Gets the results for an Amazon Textract asynchronous operation that analyzes text in a document.
You start asynchronous text analysis by calling
StartDocumentAnalysis, which returns a job identifier (
JobId
). When the text analysis operation finishes, Amazon Textract publishes a completion status to the Amazon Simple Notification Service (Amazon SNS) topic that's registered in the initial call to
StartDocumentAnalysis
. To get the results of the text-detection operation, first check that the status value published to the Amazon SNS topic is
SUCCEEDED
. If so, call
GetDocumentAnalysis
, and pass the job identifier (
JobId
) from the initial call to
StartDocumentAnalysis
.
GetDocumentAnalysis
returns an array of
Block objects. The following types of information are returned:
- Form data (key-value pairs). The related information is returned in two Block objects, each of type
KEY_VALUE_SET
: a KEY Block
object and a VALUE Block
object. For example, Name: Ana Silva Carolina contains a key and value. Name: is the key. Ana Silva Carolina is the value. - Table and table cell data. A TABLE
Block
object contains information about a detected table. A CELL Block
object is returned for each cell in a table. - Lines and words of text. A LINE
Block
object contains one or more WORD Block
objects. All lines and words that are detected in the document are returned (including text that doesn't have a relationship with the value of the StartDocumentAnalysis
FeatureTypes
input parameter). - Query. A QUERY Block object contains the query text, alias and link to the associated Query results block object.
- Query Results. A QUERY_RESULT Block object contains the answer to the query and an ID that connects it to the query asked. This Block also contains a confidence score.
While processing a document with queries, look out for
INVALID_REQUEST_PARAMETERS
output. This indicates that either the per page query limit has been exceeded or that the operation is trying to query a page in the document which doesn’t exist.
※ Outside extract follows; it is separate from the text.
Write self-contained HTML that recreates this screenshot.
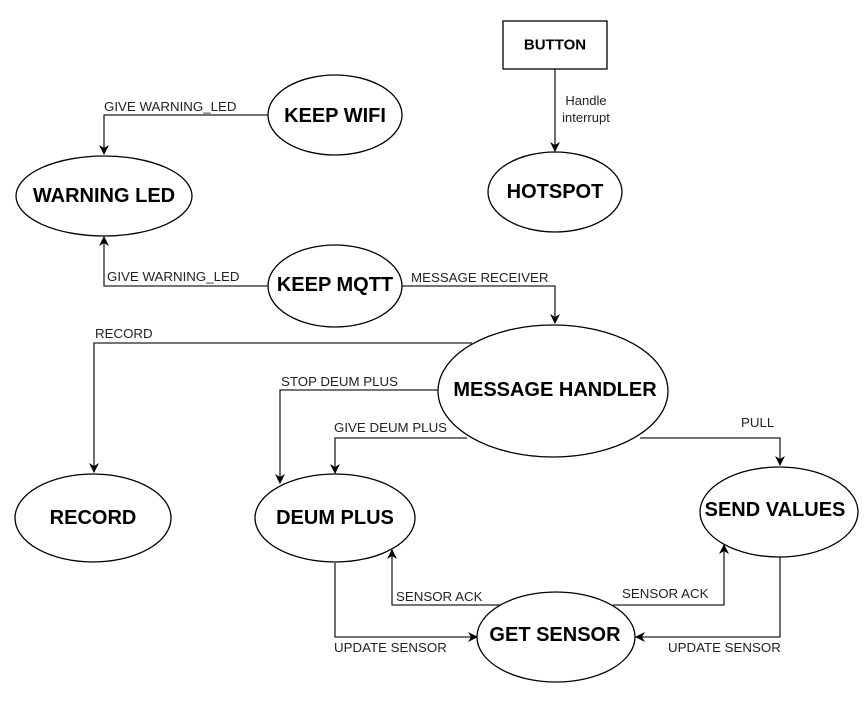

Selection elements such as check boxes and option buttons (radio buttons) can be detected in form data and in tables. A SELECTION_ELEMENT
Block
object contains information about a selection element, including the selection status.
Use the
MaxResults
parameter to limit the number of blocks that are returned. If there are more results than specified in
MaxResults
, the value of
NextToken
in the operation response contains a pagination token for getting the next set of results. To get the next page of results, call
GetDocumentAnalysis
, and populate the
NextToken
request parameter with the token value that's returned from the previous call to
GetDocumentAnalysis
.
For more information, see
Document Text Analysis.
In the AWS.Tools.Textract module, this cmdlet automatically pages all available results to the pipeline - parameters related to iteration are only needed if you want to manually control the paginated output. To disable autopagination, use -NoAutoIteration.